Specificity does not rely on existence. This is because specificity relies on the uniqueness of an entity, regardless of whether it may or may not actually exist. For example, “I’m looking for a male sister” refers to no actual entity. However, the ambiguity of its specificity (are you looking for a particular male sister, or any male sister?) is retained.

Ambiguity in Languages with Unmarked Specificity 
In English and many other languages, specificity is not typically marked. As a result, sometimes, specificity can be ambiguous. Consider the following example:
 Every woman talked to a student.

This has two interpretations. Under one reading, every woman talked to the same student (the class president, for example), and here the noun phrase a student is specific. Under the second reading, various students were talked to. In this case, a student is non-specific.

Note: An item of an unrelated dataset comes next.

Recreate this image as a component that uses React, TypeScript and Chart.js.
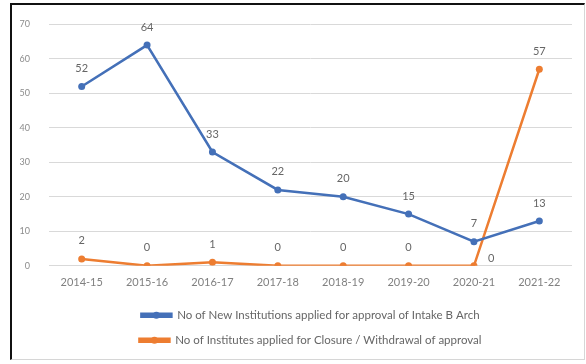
import React, { useEffect, useRef } from "react";
import { Chart, registerables } from "chart.js";

Chart.register(...registerables);

const categories = ["2014-15", "2015-16", "2016-17", "2017-18", "2018-19", "2019-20", "2020-21", "2021-22"];
const newInstitutions = [52, 64, 33, 22, 20, 15, 7, 13];
const closures = [2, 0, 1, 0, 0, 0, 0, 57];
const seriesNames = [
  "No of New Institutions applied for approval of Intake B Arch",
  "No of Institutes applied for Closure / Withdrawal of approval",
];
const yTicks = [0, 10, 20, 30, 40, 50, 60, 70];

const BLUE = "#4470B8";
const ORANGE = "#ED7D31";
const FONT = "Lato, 'Open Sans', sans-serif";

const dataLabelPlugin = {
  id: "dataLabels",
  afterDatasetsDraw(chart: any) {
    const ctx = chart.ctx;
    ctx.save();
    ctx.font = `11px ${FONT}`;
    ctx.fillStyle = "#666666";
    ctx.textAlign = "center";
    ctx.textBaseline = "middle";
    chart.data.datasets.forEach((ds: any, di: number) => {
      const meta = chart.getDatasetMeta(di);
      meta.data.forEach((pt: any, i: number) => {
        const v = ds.data[i];
        const pos = ds.labelPos ? ds.labelPos[i] : "above";
        if (pos === "right") {
          ctx.textAlign = "left";
          ctx.fillText(String(v), pt.x + 14, pt.y - 7);
          ctx.textAlign = "center";
        } else {
          ctx.fillText(String(v), pt.x, pt.y - 18);
        }
      });
    });
    ctx.restore();
  },
};

const legendMarkerPlugin = {
  id: "legendMarkers",
  afterDraw(chart: any) {
    const legend = chart.legend;
    if (!legend || !legend.legendHitBoxes) return;
    const ctx = chart.ctx;
    ctx.save();
    legend.legendHitBoxes.forEach((hb: any, i: number) => {
      const item = legend.legendItems[i];
      const cx = hb.left + 15;
      const cy = hb.top + hb.height / 2;
      ctx.beginPath();
      ctx.arc(cx, cy, 3.5, 0, Math.PI * 2);
      ctx.fillStyle = item.fillStyle;
      ctx.fill();
    });
    ctx.restore();
  },
};

export default function App() {
  const ref = useRef<HTMLCanvasElement | null>(null);
  useEffect(() => {
    document.body.style.margin = "0";
    const chart = new Chart(ref.current as HTMLCanvasElement, {
      type: "line",
      data: {
        labels: categories,
        datasets: [
          {
            label: seriesNames[0],
            data: newInstitutions,
            borderColor: BLUE,
            backgroundColor: BLUE,
            borderWidth: 2.5,
            pointRadius: 3.5,
            pointBorderWidth: 0,
            pointBackgroundColor: BLUE,
            tension: 0,
          } as any,
          {
            label: seriesNames[1],
            data: closures,
            borderColor: ORANGE,
            backgroundColor: ORANGE,
            borderWidth: 2.5,
            pointRadius: 3.5,
            pointBorderWidth: 0,
            pointBackgroundColor: ORANGE,
            tension: 0,
            labelPos: ["above", "above", "above", "above", "above", "above", "right", "above"],
          } as any,
        ],
      },
      options: {
        animation: false,
        responsive: false,
        layout: { padding: { left: 12, right: 14, top: 16, bottom: 8 } },
        plugins: {
          tooltip: { enabled: false },
          legend: {
            position: "bottom",
            fullSize: false,
            labels: {
              boxWidth: 30,
              boxHeight: 3,
              padding: 13.5,
              color: "#666666",
              font: { family: FONT, size: 11.5 },
            },
          },
        },
        scales: {
          x: {
            offset: true,
            grid: { display: false, drawTicks: false },
            border: { display: false },
            ticks: { color: "#808080", font: { family: FONT, size: 11 }, padding: 10, maxRotation: 0 },
            afterFit(scale: any) {
              scale.height -= 3;
            },
          },
          y: {
            min: 0,
            max: 70,
            afterBuildTicks(scale: any) {
              scale.ticks = yTicks.map((v) => ({ value: v }));
            },
            grid: { color: "#D9D9D9", drawTicks: false, lineWidth: 1 },
            border: { display: false },
            ticks: { color: "#8c8c8c", font: { family: FONT, size: 9 }, padding: 19 },
            afterFit(scale: any) {
              scale.width = 37;
            },
          },
        },
      },
      plugins: [dataLabelPlugin, legendMarkerPlugin],
    });
    return () => chart.destroy();
  }, []);

  return (
    <div style={{ position: "relative", width: 586, height: 364, background: "#fff", overflow: "hidden" }}>
      <div
        style={{
          position: "absolute",
          left: 10,
          top: 3,
          width: 572,
          height: 354,
          borderLeft: "2px solid #111",
          borderTop: "2px solid #111",
          borderRight: "1px solid #d6d6d6",
          borderBottom: "1px solid #d6d6d6",
        }}
      />
      <canvas ref={ref} width={586} height={364} style={{ position: "absolute", left: 0, top: 0 }} />
    </div>
  );
}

"In contrast, in some languages, NPs in certain positions are always unambiguous with respect to specificity. The ambiguity is resolved through case marking: NPs with overt case morphology are specific, NPs without case morphology are nonspecific."
Some analytic and isolating languages like Samoan also use explicit specificity markings in nouns despite not having grammatical cases.

Relationship Between Specificity and Definiteness 
Specificity and definiteness, while closely linked, are distinct semantic features. The two main nominal codings of definiteness are definite and indefinite. The former leads predominantly to a specific noun phrase. The latter can be either specific or non-specific.

I'm looking for the manager, Ms Lee. [definite, specific]
I'm looking for the manager, whoever that may be. [definite, non-specific]
There's a certain word that I can never remember. [indefinite, specific]
Think of a word, any word. [indefinite, non-specific]

Note that to make the second example definite and non-specific requires a clarifying extra clause.